FCA proposes 'all-in-one' fund charge and plots escape route for direct investors

An 'all-in-one' fund charge is one of several remedies being proposed by the Financial Conduct Authority (FCA) to address 'weak' competition in the asset management industry.

The FCA released its long-anticipated market study into the industry, which manages nearly £7 trillion of institutional and individual assets, on Friday (18 November) morning.

The watchdog highlighted a number of concerns that the industry needs to address. The regulator was critical of fund charges, noting a lack of both competition and transparency.

On the issue of competition, the FCA says it found 'considerable price clustering', with most active equity funds charging between 0.75 per cent and 1 per cent. The FCA says asset managers are 'reluctant' to undercut each other, while the vast majority fail to pass on economies of scale when fund sizes increase.

ALL-IN-ONE FUND CHARGE

On fund charges, the FCA was critical that the ongoing charge figure (OCF) levied on funds does not paint the full picture of total charges. Some fees are excluded from the OCF, most notably transaction fees.

In light of this the FCA has proposed that a single 'all-in-one' fund charge is introduced, so that investors can easily see what has been taken from the fund.

One of the ideas on the table is for asset management firms to provide an estimate of any implicit and explicit transaction costs, which will then go inside the OCF.

As well as highlighting 'poor' competition, the FCA also pointed out that some investors have been left languishing in expensive 'legacy' share classes, an issue that Money Observer has highlighted and campaigned for change on.

In what marks a victory for our campaign, the FCA has suggested various remedies for asset managers to enable them to move direct investors from 'expensive to better value share classes'.

Options include 'shining a light' on the differences between old and new share classes. Another option is to communicate with direct investors as a means of finding out whether they would like to switch into the cheaper share class.

As Money Observer has previously highlighted, there is an issue around triggering a capital gains tax liability when making the fund share class switch.

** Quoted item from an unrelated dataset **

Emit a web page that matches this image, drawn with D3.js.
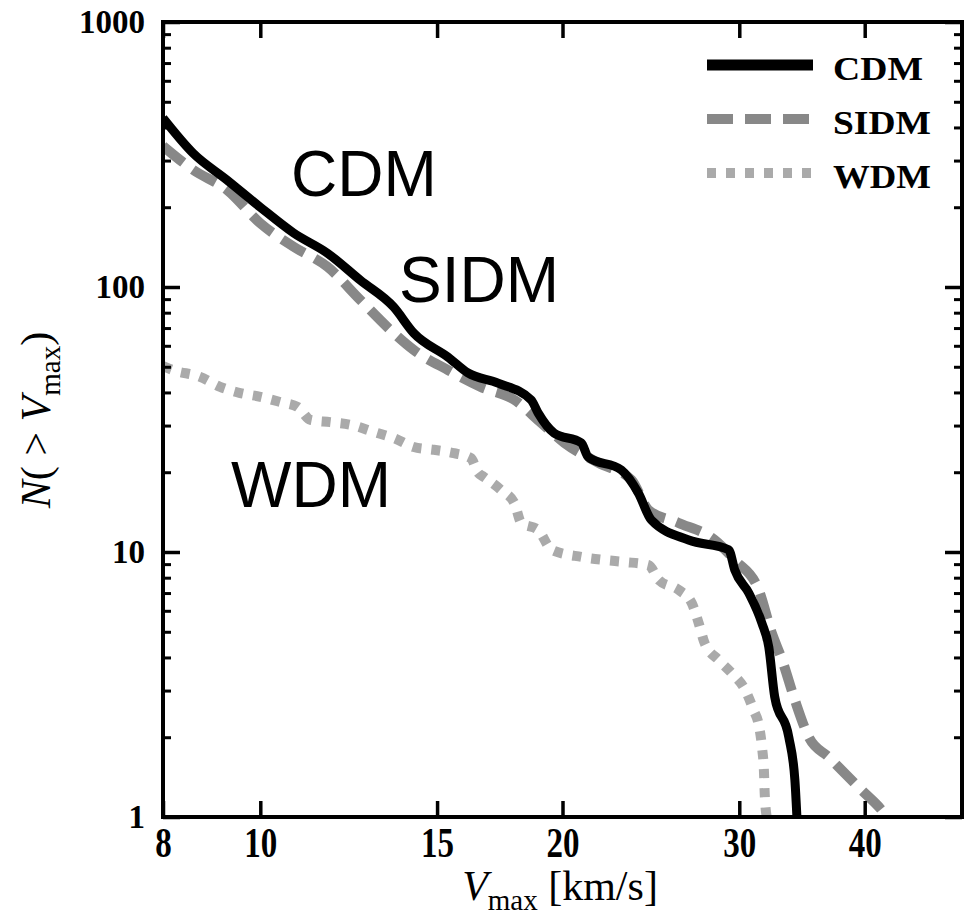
<!DOCTYPE html>
<html>
<head>
<meta charset="utf-8">
<script src="https://cdn.jsdelivr.net/npm/d3@7"></script>
<style>
  body { margin: 0; background: #fff; }
</style>
</head>
<body>
<svg id="chart" width="976" height="921"></svg>
<script>
// Cumulative subhalo velocity function N(>Vmax) for three dark-matter models
const xTicks = [8, 10, 15, 20, 30, 40];
const yTicks = [1, 10, 100, 1000];
const seriesNames = ["CDM", "SIDM", "WDM"];

const cdmV = [8.0, 8.57, 9.27, 10.0, 10.79, 11.67, 12.58, 13.58, 14.22, 15.38, 16.10, 17.25, 18.61, 18.91, 19.62, 20.88, 21.22, 22.89, 23.80, 24.52, 26.71, 29.28, 29.69, 30.66, 31.59, 32.10, 32.54, 33.61, 34.08, 34.24];
const cdmN = [434, 320, 253, 200, 160, 134, 106, 84, 67, 54.4, 47.4, 43.4, 37.5, 33.5, 28.1, 25.8, 22.8, 20.4, 16.7, 13.2, 11.1, 10.2, 8.55, 7.0, 5.4, 4.38, 2.84, 2.0, 1.38, 1.0];

const sidmV = [8.0, 8.57, 9.27, 10.0, 10.79, 11.67, 12.58, 13.58, 14.22, 15.38, 16.58, 17.91, 19.05, 20.09, 21.72, 23.43, 24.36, 26.07, 28.35, 29.69, 31.37, 32.32, 33.1, 34.08, 35.19, 36.85, 39.74, 41.6, 42.1];
const sidmN = [340, 277, 232, 174, 142, 119, 89.3, 67, 57.8, 48.6, 42.0, 37.5, 30.7, 25.8, 21.7, 18.7, 14.4, 12.9, 11.1, 9.33, 7.19, 4.95, 3.91, 2.76, 2.0, 1.68, 1.26, 1.06, 1.0];

const wdmV = [8.0, 8.18, 8.71, 9.12, 9.55, 10.0, 10.47, 10.89, 11.22, 11.74, 12.30, 12.97, 13.58, 14.22, 14.89, 15.59, 16.21, 16.48, 16.70, 17.38, 17.91, 18.19, 18.92, 19.50, 20.89, 22.02, 23.06, 24.37, 24.94, 26.11, 26.9, 27.33, 27.71, 28.62, 29.49, 30.4, 31.0, 31.4, 31.6, 31.75, 31.8, 31.95];
const wdmN = [50.3, 48.6, 45.8, 42.0, 39.8, 38.5, 36.8, 35.3, 31.5, 30.9, 30.2, 28.4, 26.9, 24.9, 24.3, 23.6, 22.6, 19.9, 19.2, 17.1, 15.3, 12.9, 12.1, 10.2, 9.58, 9.33, 9.17, 8.93, 7.84, 7.19, 6.42, 5.4, 4.53, 3.91, 3.49, 3.02, 2.53, 2.19, 1.84, 1.47, 1.23, 1.0];

const series = [
  { name: seriesNames[0], v: cdmV, n: cdmN, color: "#000000", width: 9, dash: null },
  { name: seriesNames[1], v: sidmV, n: sidmN, color: "#888888", width: 10, dash: "26,12" },
  { name: seriesNames[2], v: wdmV, n: wdmN, color: "#aaaaaa", width: 10, dash: "9,10" }
];

const svg = d3.select("#chart");
const plot = { left: 163, right: 962, top: 22, bottom: 817 };

const x = d3.scaleLog().domain([8, 50]).range([plot.left, plot.right]);
const y = d3.scaleLog().domain([1, 1000]).range([plot.bottom, plot.top]);

const yMinor = [];
for (const dec of [1, 10, 100]) for (let k = 2; k <= 9; k++) yMinor.push(dec * k);

const serif = "'Liberation Serif', 'DejaVu Serif', serif";

svg.append("defs").append("clipPath").attr("id", "plotClip")
  .append("rect")
  .attr("x", plot.left).attr("y", plot.top)
  .attr("width", plot.right - plot.left).attr("height", plot.bottom - plot.top);

// curves
const line = d3.line()
  .x(d => x(d[0])).y(d => y(d[1]))
  .curve(d3.curveMonotoneX);
const curves = svg.append("g").attr("clip-path", "url(#plotClip)");
// lighter series first so the black CDM line sits on top
[series[2], series[1], series[0]].forEach(s => {
  curves.append("path")
    .datum(s.v.map((v, i) => [v, s.n[i]]))
    .attr("d", line)
    .attr("fill", "none")
    .attr("stroke", s.color)
    .attr("stroke-width", s.width)
    .attr("stroke-dasharray", s.dash)
    .attr("stroke-linejoin", "round");
});

// axes with inward ticks
function styleAxis(g, w) {
  g.select(".domain").remove();
  g.selectAll(".tick line").attr("stroke", "#000").attr("stroke-width", w);
}

const fmt = d3.format("d");

svg.append("g").attr("transform", `translate(${plot.left},0)`)
  .call(d3.axisLeft(y).tickValues(yTicks).tickSize(-17).tickPadding(18).tickFormat(fmt))
  .call(g => styleAxis(g, 3.5))
  .call(g => g.selectAll("text")
    .attr("font-family", serif).attr("font-weight", "bold")
    .attr("font-size", 33).attr("fill", "#000"));

svg.append("g").attr("transform", `translate(${plot.left},0)`)
  .call(d3.axisLeft(y).tickValues(yMinor).tickSize(-8).tickFormat(""))
  .call(g => styleAxis(g, 3));

svg.append("g").attr("transform", `translate(${plot.right},0)`)
  .call(d3.axisRight(y).tickValues(yTicks).tickSize(-17).tickFormat(""))
  .call(g => styleAxis(g, 3.5));

svg.append("g").attr("transform", `translate(${plot.right},0)`)
  .call(d3.axisRight(y).tickValues(yMinor).tickSize(-8).tickFormat(""))
  .call(g => styleAxis(g, 3));

svg.append("g").attr("transform", `translate(0,${plot.bottom})`)
  .call(d3.axisBottom(x).tickValues(xTicks).tickSize(-16).tickFormat(fmt))
  .call(g => styleAxis(g, 3.5))
  .call(g => g.selectAll("text")
    .attr("y", 0).attr("dy", null)
    .attr("transform", "translate(0,40) scale(1,1.27)")
    .attr("font-family", serif).attr("font-weight", "bold")
    .attr("font-size", 33).attr("fill", "#000"));

svg.append("g").attr("transform", `translate(0,${plot.top})`)
  .call(d3.axisTop(x).tickValues(xTicks).tickSize(-16).tickFormat(""))
  .call(g => styleAxis(g, 3.5));

// frame
svg.append("rect")
  .attr("x", plot.left).attr("y", plot.top)
  .attr("width", plot.right - plot.left).attr("height", plot.bottom - plot.top)
  .attr("fill", "none").attr("stroke", "#000").attr("stroke-width", 4);

// axis titles
const xl = svg.append("text")
  .attr("x", 560).attr("y", 900)
  .attr("text-anchor", "middle")
  .attr("font-family", serif).attr("font-size", 42).attr("fill", "#000");
xl.append("tspan").attr("font-style", "italic").text("V");
xl.append("tspan").attr("font-size", 29).attr("dy", 10).text("max");
xl.append("tspan").attr("dy", -10).text(" [km/s]");

const yl = svg.append("text")
  .attr("transform", "translate(50,420) rotate(-90)")
  .attr("text-anchor", "middle")
  .attr("font-family", serif).attr("font-size", 42).attr("fill", "#000");
yl.append("tspan").attr("font-style", "italic").text("N");
yl.append("tspan").text("( > ");
yl.append("tspan").attr("font-style", "italic").text("V");
yl.append("tspan").attr("font-size", 29).attr("dy", 10).text("max");
yl.append("tspan").attr("dy", -10).text(")");

// legend
const legendY = [65, 119, 173];
const legend = svg.append("g");
series.forEach((s, i) => {
  legend.append("line")
    .attr("x1", 707).attr("x2", 813)
    .attr("y1", legendY[i]).attr("y2", legendY[i])
    .attr("stroke", s.color)
    .attr("stroke-width", i === 0 ? 11 : 10)
    .attr("stroke-dasharray", s.dash);
  legend.append("text")
    .attr("x", 833).attr("y", legendY[i] + 15)
    .attr("font-family", serif).attr("font-weight", "bold")
    .attr("font-size", 33).attr("fill", "#000")
    .attr("textLength", i === 0 ? 90 : 98)
    .attr("lengthAdjust", "spacingAndGlyphs")
    .text(s.name);
});

// in-plot labels
const sans = "'Liberation Sans', Arial, Helvetica, sans-serif";
const notes = [
  { text: seriesNames[0], x: 291, y: 196 },
  { text: seriesNames[1], x: 399, y: 302 },
  { text: seriesNames[2], x: 231, y: 507 }
];
svg.append("g").selectAll("text").data(notes).join("text")
  .attr("x", d => d.x).attr("y", d => d.y)
  .attr("font-family", sans).attr("font-size", 64).attr("fill", "#000")
  .text(d => d.text);
</script>
</body>
</html>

STRENGTHENING CONFIDENCE IN THE INDUSTRY

Separately, 'closet tracker' funds were also highlighted in the report as a big problem. The FCA estimates £109 billion of investor money is held in such funds. The FCA also found evidence that some funds use inappropriate benchmarks when comparing performance.

The regulator was also critical of the ability of active funds to add value in general, stating that 'looking at the relationship between price, performance and how actively the fund is managed, its evidence suggests actively managed investments do not outperform their benchmark after costs'.

In a statement Andrew Bailey, chief executive of the FCA, says: 'We want asset managers to ensure investors receive value for money through pursuing energetically their duty to act in their customers' best interests.'

Martin Gilbert, chief executive of Aberdeen Asset Management, welcomed the report, observing that 'it brings focus, and a sense of urgency, to confronting some key industry issues impacting customers'.

He adds: 'There is a need for increased transparency in relation to the services provided and the costs of such, and also for ensuring value for money.

'Asset managers play a vital role in helping investors achieve their financial goals and the FCA's proposals will help deliver this. We look forward to working with the regulator and the industry to ensure all investors, large or small, receive the best possible service.

'The FCA's suggested remedies will also help to strengthen confidence and competitiveness in the UK asset management industry, making it more attractive on the global stage by leading the way in best practice.'

The proposed remedies have been put out to a consultation, which will end in February. The final report and remedies will be published next year.